|Jim: Sorry to get off-topic, but you mentioned Hillsdale College, so I figured I'd give you some perspective on that. Maybe it could help your daughter out.|
I spent four of the best years of my life at Hillsdale, and would happily go back for four more if I could. You are correct that the radical feminism and other types of overbearing Leftism stereotypical of the Ivy League don't appear there. And it wasn't difficult for me to find a cadre of libertarian-leaning individualists there, several of whom became my best friends to this day.
That said, I was the only Objectivist I knew on campus (Gennady Stolyarov started there the year after I graduated), and one of only a handful of atheists.
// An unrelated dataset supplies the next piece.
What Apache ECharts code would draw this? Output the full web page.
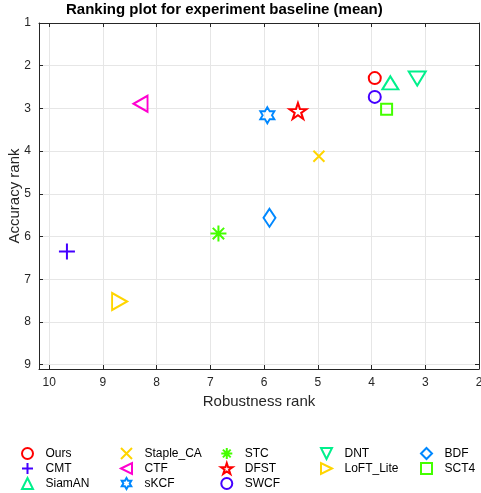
<!DOCTYPE html>
<html><head><meta charset="utf-8">
<script src="https://cdn.jsdelivr.net/npm/echarts@6/dist/echarts.min.js"></script>
<style>html,body{margin:0;padding:0;background:#fff}#c{width:481px;height:493px}</style>
</head><body><div id="c"></div>
<script>
// ---- data ----
const trackers = ['Ours','CMT','SiamAN','Staple_CA','CTF','sKCF','STC','DFST','SWCF','DNT','LoFT_Lite','BDF','SCT4'];
const robustnessRank = [3.94, 9.67, 3.65, 4.98, 8.30, 5.94, 6.85, 5.37, 3.94, 3.15, 8.69, 5.90, 3.72];
const accuracyRank   = [2.29, 6.35, 2.40, 4.12, 2.89, 3.16, 5.93, 3.06, 2.73, 2.30, 7.52, 5.56, 3.02];
const xTickLabels = [2, 3, 4, 5, 6, 7, 8, 9, 10];
const yTickLabels = [1, 2, 3, 4, 5, 6, 7, 8, 9];
const legendColumns = [
  ['Ours','CMT','SiamAN'],
  ['Staple_CA','CTF','sKCF'],
  ['STC','DFST','SWCF'],
  ['DNT','LoFT_Lite'],
  ['BDF','SCT4']
];

// ---- styles ----
const colors = ['#ff0000','#4400ff','#00f08c','#ffd500','#ff00d0','#0088ff','#44ff00','#ff0000','#4400ff','#00f08c','#ffd500','#0088ff','#44ff00'];
const markerKinds = ['circle','plus','triUp','cross','triLeft','hexagram','asterisk','pentagram','circle','triDown','triRight','diamond','square'];
const markerSizes = [[12,12],[16,16],[16,13],[11,11],[14,16],[14,16],[16,16],[17,16],[12,12],[17,14],[15,17],[12,18],[11,11]];
const paths = {
  circle: 'path://M1,0A1,1,0,1,1,-1,0A1,1,0,1,1,1,0Z',
  plus: 'path://M0,-1L0,1M-1,0L1,0',
  cross: 'path://M-1,-1L1,1M-1,1L1,-1',
  asterisk: 'path://M0,-1L0,1M-1,0L1,0M-0.71,-0.71L0.71,0.71M-0.71,0.71L0.71,-0.71',
  triUp: 'path://M0,-1L1,1L-1,1Z',
  triDown: 'path://M0,1L1,-1L-1,-1Z',
  triLeft: 'path://M-1,0L1,-1L1,1Z',
  triRight: 'path://M1,0L-1,-1L-1,1Z',
  diamond: 'path://M0,-1L1,0L0,1L-1,0Z',
  square: 'path://M-1,-1L1,-1L1,1L-1,1Z',
  hexagram: 'path://M0,-1L0.289,-0.5L0.866,-0.5L0.577,0L0.866,0.5L0.289,0.5L0,1L-0.289,0.5L-0.866,0.5L-0.577,0L-0.866,-0.5L-0.289,-0.5Z',
  pentagram: 'path://M0,-1L0.2245,-0.309L0.951,-0.309L0.363,0.118L0.588,0.809L0,0.382L-0.588,0.809L-0.363,0.118L-0.951,-0.309L-0.2245,-0.309Z'
};

const FONT = '"Liberation Sans", Arial, Helvetica, sans-serif';
const TXT = '#262626';

const series = trackers.map((name, i) => ({
  name: name,
  type: 'scatter',
  data: [[robustnessRank[i], accuracyRank[i]]],
  symbol: paths[markerKinds[i]],
  symbolSize: markerSizes[i],
  itemStyle: { color: 'rgba(0,0,0,0)', borderColor: colors[i], borderWidth: 2, opacity: 1 },
  emphasis: { disabled: true },
  z: 5
}));

const legendLefts = [21, 120, 220, 320, 420];
const legends = legendColumns.map((col, k) => ({
  orient: 'vertical',
  left: legendLefts[k],
  top: 447,
  padding: 0,
  itemWidth: 26,
  itemHeight: 11,
  itemGap: 2,
  selectedMode: false,
  data: col,
  textStyle: { fontFamily: FONT, fontSize: 12, color: '#000', lineHeight: 12.5 }
}));

const axisCommon = {
  type: 'value',
  axisLine: { show: true, lineStyle: { color: TXT, width: 1 } },
  axisTick: { show: true, inside: true, length: 4, lineStyle: { color: TXT } },
  minorTick: { show: false }
};

const option = {
  animation: false,
  backgroundColor: '#fff',
  title: {
    text: 'Ranking plot for experiment baseline (mean)',
    left: 66, top: 2, padding: 0,
    textStyle: { fontFamily: FONT, fontSize: 15, fontWeight: 'bold', color: '#000' }
  },
  legend: legends,
  grid: { left: 39, right: 2, top: 23, bottom: 124, containLabel: false, outerBoundsMode: 'none' },
  xAxis: [
    Object.assign({}, axisCommon, {
      position: 'bottom', inverse: true, min: 2, max: 10.19, interval: 1,
      name: 'Robustness rank', nameLocation: 'middle', nameGap: 24,
      nameTextStyle: { fontFamily: FONT, fontSize: 15, color: TXT },
      axisLabel: { margin: 8, fontFamily: FONT, fontSize: 12, color: TXT, hideOverlap: false,
        formatter: v => xTickLabels.indexOf(v) >= 0 ? String(v) : '' },
      splitLine: { show: true, lineStyle: { color: '#e6e6e6', width: 1 } }
    }),
    Object.assign({}, axisCommon, {
      position: 'top', inverse: true, min: 2, max: 10.19, interval: 1,
      axisLabel: { show: false }, splitLine: { show: false }
    })
  ],
  yAxis: [
    Object.assign({}, axisCommon, {
      position: 'left', inverse: true, min: 1, max: 9.1, interval: 1,
      name: 'Accuracy rank', nameLocation: 'middle', nameGap: 17, nameRotate: 90,
      nameMoveOverlap: false,
      nameTextStyle: { fontFamily: FONT, fontSize: 15, color: TXT },
      axisLabel: { margin: 8, fontFamily: FONT, fontSize: 12, color: TXT, hideOverlap: false,
        formatter: v => yTickLabels.indexOf(v) >= 0 ? String(v) : '' },
      splitLine: { show: true, lineStyle: { color: '#e6e6e6', width: 1 } }
    }),
    Object.assign({}, axisCommon, {
      position: 'right', inverse: true, min: 1, max: 9.1, interval: 1,
      axisLabel: { show: false }, splitLine: { show: false }
    })
  ],
  series: series
};

const chart = echarts.init(document.getElementById('c'), null, { renderer: 'canvas' });
chart.setOption(option);
</script>
</body></html>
The overriding ideology of most of the faculty and student body is a strong religious conservatism. It's not as restrictive or in-your-face as it is at Calvin College or Grove City, to be sure, but it definitely makes its presence known.
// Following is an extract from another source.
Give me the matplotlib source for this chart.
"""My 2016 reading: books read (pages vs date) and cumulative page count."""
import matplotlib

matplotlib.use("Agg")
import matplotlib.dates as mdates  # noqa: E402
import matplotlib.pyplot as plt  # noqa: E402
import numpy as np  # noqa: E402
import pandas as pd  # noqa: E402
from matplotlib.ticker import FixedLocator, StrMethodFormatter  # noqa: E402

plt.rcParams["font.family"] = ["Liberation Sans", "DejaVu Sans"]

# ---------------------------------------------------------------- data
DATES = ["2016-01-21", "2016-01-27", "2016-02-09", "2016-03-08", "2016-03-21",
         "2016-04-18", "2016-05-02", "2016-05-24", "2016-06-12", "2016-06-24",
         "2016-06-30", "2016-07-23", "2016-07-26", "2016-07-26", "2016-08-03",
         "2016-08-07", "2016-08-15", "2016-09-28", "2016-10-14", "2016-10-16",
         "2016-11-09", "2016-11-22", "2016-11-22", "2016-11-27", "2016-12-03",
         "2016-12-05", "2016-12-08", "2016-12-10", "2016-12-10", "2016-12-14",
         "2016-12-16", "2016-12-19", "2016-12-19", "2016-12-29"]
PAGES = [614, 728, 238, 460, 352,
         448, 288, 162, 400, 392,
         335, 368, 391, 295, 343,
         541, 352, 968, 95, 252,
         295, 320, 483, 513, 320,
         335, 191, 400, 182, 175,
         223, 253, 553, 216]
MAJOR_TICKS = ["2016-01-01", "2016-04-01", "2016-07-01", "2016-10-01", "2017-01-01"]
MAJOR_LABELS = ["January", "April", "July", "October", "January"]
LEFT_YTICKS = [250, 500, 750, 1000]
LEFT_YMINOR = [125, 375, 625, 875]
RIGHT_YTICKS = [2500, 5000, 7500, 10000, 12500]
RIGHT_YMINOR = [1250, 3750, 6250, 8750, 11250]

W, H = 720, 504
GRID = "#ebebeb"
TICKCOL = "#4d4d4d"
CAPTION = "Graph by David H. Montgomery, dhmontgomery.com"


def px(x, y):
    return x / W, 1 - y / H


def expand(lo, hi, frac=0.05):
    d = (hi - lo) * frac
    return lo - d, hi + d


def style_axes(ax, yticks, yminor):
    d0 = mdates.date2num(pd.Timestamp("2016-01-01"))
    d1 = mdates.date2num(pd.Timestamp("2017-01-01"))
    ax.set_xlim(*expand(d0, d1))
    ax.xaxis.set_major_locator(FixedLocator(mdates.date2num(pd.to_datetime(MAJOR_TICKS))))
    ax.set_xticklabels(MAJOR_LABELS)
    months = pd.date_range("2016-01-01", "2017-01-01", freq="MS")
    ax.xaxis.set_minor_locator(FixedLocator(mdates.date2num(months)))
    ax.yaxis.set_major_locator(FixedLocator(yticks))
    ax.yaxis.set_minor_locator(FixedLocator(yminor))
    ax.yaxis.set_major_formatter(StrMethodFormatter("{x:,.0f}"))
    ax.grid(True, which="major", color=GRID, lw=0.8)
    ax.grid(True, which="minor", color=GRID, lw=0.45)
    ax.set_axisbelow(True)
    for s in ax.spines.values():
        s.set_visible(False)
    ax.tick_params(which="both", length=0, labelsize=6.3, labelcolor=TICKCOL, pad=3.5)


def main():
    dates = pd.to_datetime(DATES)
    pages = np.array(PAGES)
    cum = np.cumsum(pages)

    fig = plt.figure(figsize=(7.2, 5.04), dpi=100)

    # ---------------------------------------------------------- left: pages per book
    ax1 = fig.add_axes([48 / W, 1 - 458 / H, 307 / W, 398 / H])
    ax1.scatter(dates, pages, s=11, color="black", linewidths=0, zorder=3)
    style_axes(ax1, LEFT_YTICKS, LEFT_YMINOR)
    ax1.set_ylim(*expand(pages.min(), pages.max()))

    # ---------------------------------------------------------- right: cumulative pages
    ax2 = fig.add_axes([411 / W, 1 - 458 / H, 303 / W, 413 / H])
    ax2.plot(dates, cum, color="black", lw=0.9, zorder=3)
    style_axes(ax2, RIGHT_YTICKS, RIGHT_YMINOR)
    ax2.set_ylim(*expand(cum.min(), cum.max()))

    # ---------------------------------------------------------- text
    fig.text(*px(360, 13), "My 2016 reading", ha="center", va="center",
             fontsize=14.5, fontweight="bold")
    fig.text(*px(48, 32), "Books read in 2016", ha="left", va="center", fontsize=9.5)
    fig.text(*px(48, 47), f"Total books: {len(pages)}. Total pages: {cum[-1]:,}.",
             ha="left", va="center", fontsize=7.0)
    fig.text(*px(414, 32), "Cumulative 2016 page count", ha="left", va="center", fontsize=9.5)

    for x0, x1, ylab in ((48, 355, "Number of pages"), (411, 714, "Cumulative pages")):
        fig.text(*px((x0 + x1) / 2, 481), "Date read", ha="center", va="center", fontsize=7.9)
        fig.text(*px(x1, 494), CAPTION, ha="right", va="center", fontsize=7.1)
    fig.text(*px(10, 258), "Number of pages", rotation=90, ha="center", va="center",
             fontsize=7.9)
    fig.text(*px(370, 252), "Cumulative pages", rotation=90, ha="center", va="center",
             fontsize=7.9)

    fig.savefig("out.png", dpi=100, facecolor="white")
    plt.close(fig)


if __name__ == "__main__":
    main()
The other negative aspect of Hillsdale is that it is in the middle of nowhere. The campus only has 1200 students, the town is tiny and full of hillbillys, and Ann Arbor and Lansing are at least an hour away.
Of course, the positives far outweigh the negatives. Despite the general politico-philosophical leanings of the school, the students and faculty are all (or mostly all) quite open-minded. I often (almost always) disagreed with the mainstream there, but I was given a fair hearing and never shouted down.
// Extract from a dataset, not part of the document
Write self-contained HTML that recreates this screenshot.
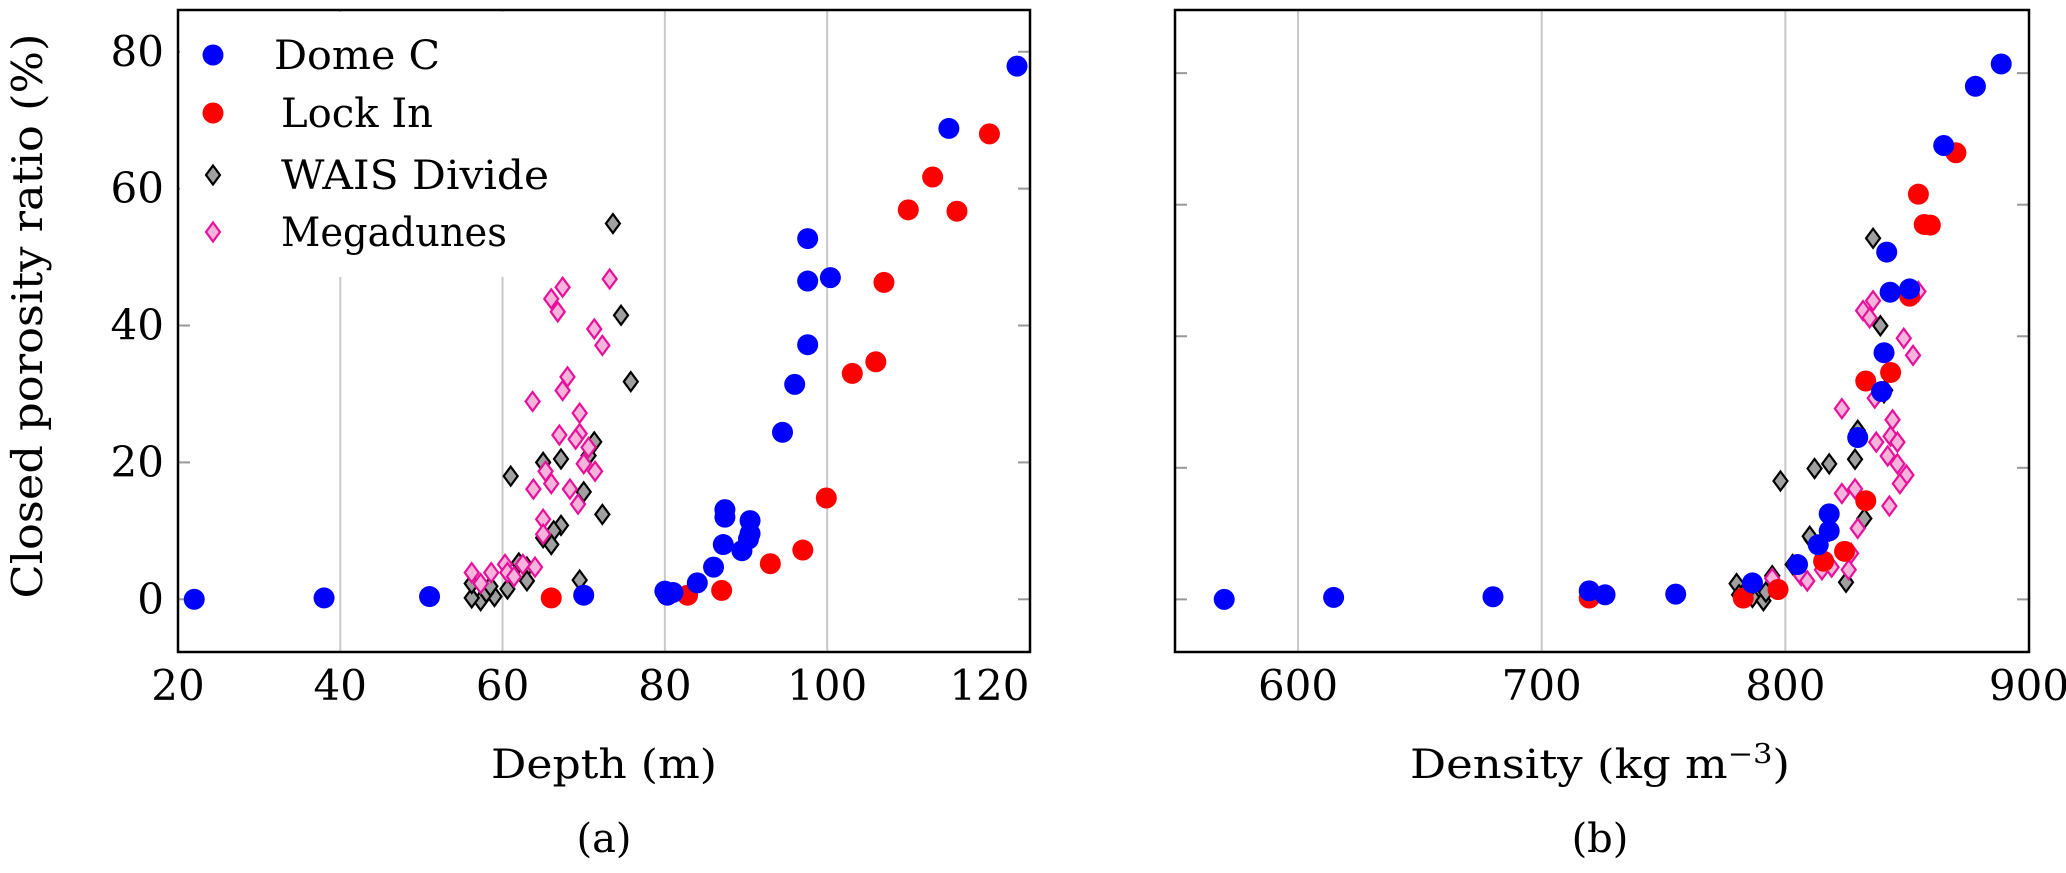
<!DOCTYPE html>
<html><head><meta charset="utf-8"><style>
html,body{margin:0;padding:0;background:#fff;}
svg, svg text{font-family:"DejaVu Serif","Liberation Serif",serif;}
</style></head><body>
<svg id="fig" width="2066" height="868" viewBox="0 0 2066 868" xmlns="http://www.w3.org/2000/svg" font-family="DejaVu Serif, Liberation Serif, serif">
<text transform="translate(42,316) rotate(-90)" text-anchor="middle" font-size="42" textLength="565" lengthAdjust="spacingAndGlyphs">Closed porosity ratio (%)</text>
<text x="604" y="778" text-anchor="middle" font-size="40" textLength="226" lengthAdjust="spacingAndGlyphs">Depth (m)</text>
<text x="1600" y="778" text-anchor="middle" font-size="40" textLength="380" lengthAdjust="spacingAndGlyphs">Density (kg m<tspan baseline-shift="super" font-size="27">−3</tspan>)</text>
<text x="604" y="852" text-anchor="middle" font-size="40">(a)</text>
<text x="1600" y="852" text-anchor="middle" font-size="40">(b)</text>
</svg>
<script>
// ---- Data (a): depth vs closed porosity ----
const domeDepth=[22,38,51,70,80,80.3,81,84,86,87.2,87.4,87.4,89.5,90.3,90.5,90.5,94.5,96,97.6,97.6,97.6,100.4,115,123.4];
const domeDepthCp=[0,0.2,0.4,0.6,1.2,0.6,1,2.4,4.7,8,12,13.1,7.1,8.8,9.6,11.5,24.4,31.4,37.2,46.5,52.7,47,68.8,77.9];
const lockDepth=[66,82.8,87,93,97,99.9,103.1,106,107,110,113,116,120];
const lockDepthCp=[0.2,0.6,1.3,5.2,7.2,14.8,33,34.7,46.3,56.9,61.7,56.7,68];
const waisDepth=[73.6,74.6,75.8,61,72.3,69.5,71.3,70.6,67.2,65,70,67.2,66.3,66,65,63,62,63,60.6,59,57.3,56.2,56.2,58,58.5];
const waisDepthCp=[54.9,41.5,31.8,18,12.4,2.8,23,21,20.5,20,15.7,10.8,10,8,9,4.7,5.3,2.7,1.5,0.4,-0.2,0.2,2.3,1,1.9];
const megaDepth=[73.2,67.4,66,66.8,71.3,72.3,68,67.4,63.7,69.5,67,69.5,69,70.6,70,71.4,65.3,63.8,66,68.3,69.3,65,65,62.5,60.3,60.6,58.6,56.2,57.3,61.4,64];
const megaDepthCp=[46.8,45.6,43.9,42,39.5,37.1,32.5,30.5,28.9,27.2,24,24.2,23.4,22.2,19.8,18.7,18.7,16.1,16.9,16.1,13.9,11.7,9.5,5.1,5.1,3.9,3.9,3.9,2.3,3.3,4.7];
// ---- Data (b): density vs closed porosity ----
const domeDens=[569.7,614.6,680,719.5,726,755,786.5,805,813.5,818,818,829.7,839.5,840.5,841.6,843,851,865,878,888.6];
const domeDensCp=[0,0.3,0.4,1.3,0.7,0.8,2.5,5.3,8.3,13,10.4,24.6,31.6,37.5,52.8,46.7,47.2,69,78,81.4];
const lockDens=[719.5,782.7,797,815.7,824.3,833,833,843.2,851,854.6,857,859.5,870];
const lockDensCp=[0.2,0.2,1.5,5.8,7.3,15,33.2,34.5,46.1,61.6,57,56.9,67.9];
const waisDens=[836,839,841,798,812,818,828.6,832.4,824.9,818,810.8,810,803,794.6,780,781,786.5,791,785,792,829.7,840.5];
const waisDensCp=[54.9,41.6,31.8,18,19.9,20.6,21.3,12.3,2.6,10.4,9.1,9.6,5.3,3.6,2.4,0.7,0.3,-0.2,1.5,1.1,25.7,31.4];
const megaDens=[854.6,836,831.9,834.6,848.6,852.4,836.7,823.2,844,843.2,837.3,846,842,846,849.7,823.2,828.6,847,842.7,829.7,827,815,806.5,809,819,794.6,826];
const megaDensCp=[46.8,45.4,43.9,42.8,39.7,37.1,30.6,29,27.3,24.8,23.9,23.9,21.8,20.6,18.9,16.1,16.8,17.6,14.2,10.8,7,4.5,3.6,2.8,4.9,3.2,4.5];
const xTicksA=[20,40,60,80,100,120];
const xTicksB=[600,700,800,900];
const yTicks=[0,20,40,60,80];

const NS="http://www.w3.org/2000/svg";
const svg=document.getElementById('fig');
function mk(tag,attrs,parent){const e=document.createElementNS(NS,tag);for(const k in attrs)e.setAttribute(k,attrs[k]);(parent||svg).appendChild(e);return e;}

const A={x0:178,x1:1030,y0:10,y1:652,xmin:20,xmax:125,ymin:-7.7,ymax:86.1};
const B={x0:1175,x1:2029,y0:10,y1:652,xmin:549.5,xmax:900,ymin:-8.0,ymax:89.6};
function sx(P,v){return P.x0+(v-P.xmin)/(P.xmax-P.xmin)*(P.x1-P.x0);}
function sy(P,v){return P.y1-(v-P.ymin)/(P.ymax-P.ymin)*(P.y1-P.y0);}

function diamond(g,x,y,fill,stroke){return mk('path',{d:`M${x},${y-9.5} L${x+7},${y} L${x},${y+9.5} L${x-7},${y} Z`,fill:fill,stroke:stroke,'stroke-width':2.2},g);}

function panel(P,name,xTicks,gridTicks,showYLabels){
  const g=mk('g',{});
  
  
  for(const t of gridTicks){const l=mk('line',{x1:sx(P,t),x2:sx(P,t),y1:P.y0,y2:P.y1,stroke:'#c8c8c8','stroke-width':2},g);
    
    }
  for(const t of yTicks){const y=sy(P,t);
    const a=mk('line',{x1:P.x0,x2:P.x0+12,y1:y,y2:y,stroke:'#999','stroke-width':2},g);
    
    
    const b=mk('line',{x1:P.x1-12,x2:P.x1,y1:y,y2:y,stroke:'#999','stroke-width':2},g);
    
    
    if(showYLabels){const tx=mk('text',{x:P.x0-14,y:y+14,'text-anchor':'end','font-size':42},g);tx.textContent=t;
      
      }
  }
  for(const t of xTicks){const tx=mk('text',{x:sx(P,t),y:700,'text-anchor':'middle','font-size':42},g);tx.textContent=t;
    
    }
  return g;
}
function series(P,g,xs,ys,kind,name){
  const sg=mk('g',{},g);
  
  
  for(let i=0;i<xs.length;i++){const x=sx(P,xs[i]),y=sy(P,ys[i]);let m;
    if(kind==='dome'){m=mk('circle',{cx:x,cy:y,r:10.5,fill:'#0000ff'},sg);}
    else if(kind==='lock'){m=mk('circle',{cx:x,cy:y,r:10.5,fill:'#ff0000'},sg);}
    else if(kind==='wais'){m=diamond(sg,x,y,'#a0a0a0','#000');}
    else {m=diamond(sg,x,y,'#f6b4dc','#e8109a');}
    
    
  }
}
const gA=panel(A,'panel-a-depth',xTicksA,[40,60,80,100],true);
const lb=mk('rect',{x:A.x0+2,y:A.y0+2,width:410,height:265,fill:'#fff'},gA);


series(A,gA,waisDepth,waisDepthCp,'wais','wais-divide-series-a');
series(A,gA,megaDepth,megaDepthCp,'mega','megadunes-series-a');
series(A,gA,lockDepth,lockDepthCp,'lock','lock-in-series-a');
series(A,gA,domeDepth,domeDepthCp,'dome','dome-c-series-a');
const gB=panel(B,'panel-b-density',xTicksB,[600,700,800],false);
series(B,gB,waisDens,waisDensCp,'wais','wais-divide-series-b');
series(B,gB,megaDens,megaDensCp,'mega','megadunes-series-b');
series(B,gB,lockDens,lockDensCp,'lock','lock-in-series-b');
series(B,gB,domeDens,domeDensCp,'dome','dome-c-series-b');
for(const [P,n] of [[A,'axes-frame-a'],[B,'axes-frame-b']]){
  const r=mk('rect',{x:P.x0,y:P.y0,width:P.x1-P.x0,height:P.y1-P.y0,fill:'none',stroke:'#000','stroke-width':2.5});
  
  
}
const legend=[['Dome C','dome',55,166],['Lock In','lock',113,152],['WAIS Divide','wais',175,268],['Megadunes','mega',232,226]];
const lg=mk('g',{});


for(const [lab,k,y,w] of legend){
  const e=mk('g',{},lg);
  
  
  if(k==='dome')mk('circle',{cx:213,cy:y,r:10.5,fill:'#0000ff'},e);
  else if(k==='lock')mk('circle',{cx:213,cy:y,r:10.5,fill:'#ff0000'},e);
  else if(k==='wais')diamond(e,213,y,'#a0a0a0','#000');
  else diamond(e,213,y,'#f6b4dc','#e8109a');
  const t=mk('text',{x:k==='dome'?274:281,y:y+14,'font-size':40,textLength:w,lengthAdjust:'spacingAndGlyphs'},e);t.textContent=lab;
}
</script>
</body></html>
Most importantly, the professors are fantastic, the courses are fun and challenging, class sizes are small, social and extra-curricular activities abound, and the small-school atmosphere makes it easy to meet and get to know people.
It's not for everybody - it's a small school, as I said, and not too ethnically diverse - but all in all (keeping in mind the above caveats), I highly recommend Hillsdale, for a great education and a fun college experience.
And that's my sales pitch. Sorry again about the thread segue.